Thiem: Ich würde sagen, es bedeutet mir gleich viel. Ich habe nicht ans Halbfinale gedacht, aber ich war einfach überglücklich, als über Lautsprecher gesagt wurde, dass ich es erreicht habe. Sicher ist das für mich ein unfassbares Zeichen und gibt mir sehr viel Selbstvertrauen, dass ich mir selber bewiesen habe, dass ich zwei solche Riesenspieler in Folge schlagen kann. Das ist sicher wichtig auch im Hinblick auf das nächste Jahr."

Djokovic hat Sie in höchsten Tönen gelobt. Es sei nur noch phänomenal gewesen, wie Sie gespielt haben. Ist so etwas noch ein zusätzlicher Ritterschlag?

Thiem: Immer wenn die absoluten Superstars lobende Worte finden, ist es was ganz Besonderes. Aber ich glaube, das war heute echt ein besonderes Match. Nicht nur von mir, sondern von beiden. Ein absoluter Klassiker. Sicher eines von den besten Matches, die da beim Finale in den letzten Jahren gespielt worden sind. Dass so etwas passiert, da ist eine Riesenleistung von beiden Spielern nötig. Das ist halt das Bittere im Tennis und für mich heute das Schöne, dass es kein Unentschieden gibt, sondern Einer verlieren muss.

Sie waren bei der letzten Pressekonferenz ein bisschen heiser, jetzt klingen Sie verkühlt. Wie geht es Ihnen?

Thiem: Ja, ich bin schon ein bisserl heiser und verkühlt. Es ist tough da. Es ist ein Riesentemperaturunterschied, überall bläst die Klimaanlage, dann wieder die Heizung.
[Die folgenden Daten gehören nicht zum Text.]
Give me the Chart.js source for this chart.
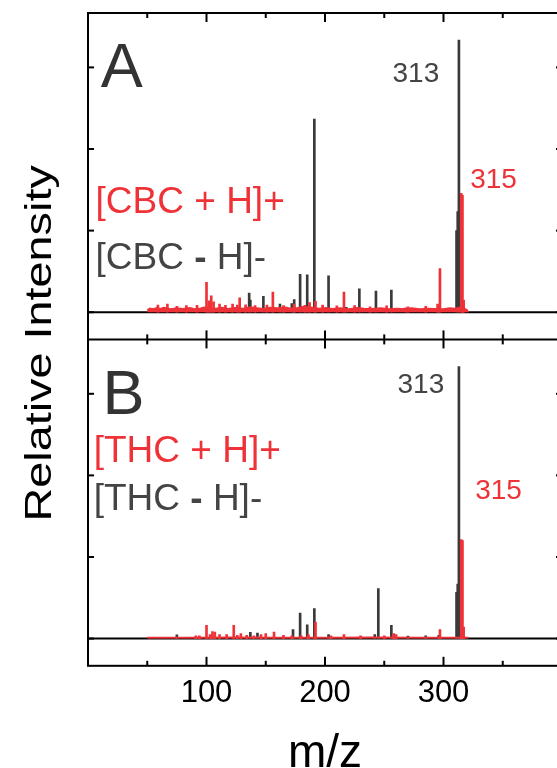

Aber solange ich so meinen Körper zurechtbiegen kann, dass so eine Leistung wie heute möglich ist, dann passt das schon. Für mich ist es das letzte Turnier, danach habe ich 14, 15 Tage frei und kann mich voll erholen. Deshalb werde ich alles rauspressen, was geht.

Sie sind schon Gruppensieger, aber gegen Matteo Berrettini geht es noch um 200 zusätzliche Punkte. Werden Sie dennoch versuchen, etwas Kraft zu sparen im Hinblick auf das Semifinale?

Thiem: Nein, ich werde auf jeden Fall alles geben am Donnerstag. Das ist ganz klar. Wenn ich die 200 Punkte noch mache, dann bleiben die das ganze Jahr stehen. Deshalb werde ich alles versuchen, aber auf der anderen Seite ist es auch relativ angenehm, dass ich keinen Druck mehr hab. Das Match heute hat sehr viel Kraft gekostet, dass heißt, wenn es möglich ist, werde ich am Donnerstag nicht noch einmal 2:45 Stunden spielen. Ich werde auch schon ein bisserl das Auge auf dem Halbfinale haben.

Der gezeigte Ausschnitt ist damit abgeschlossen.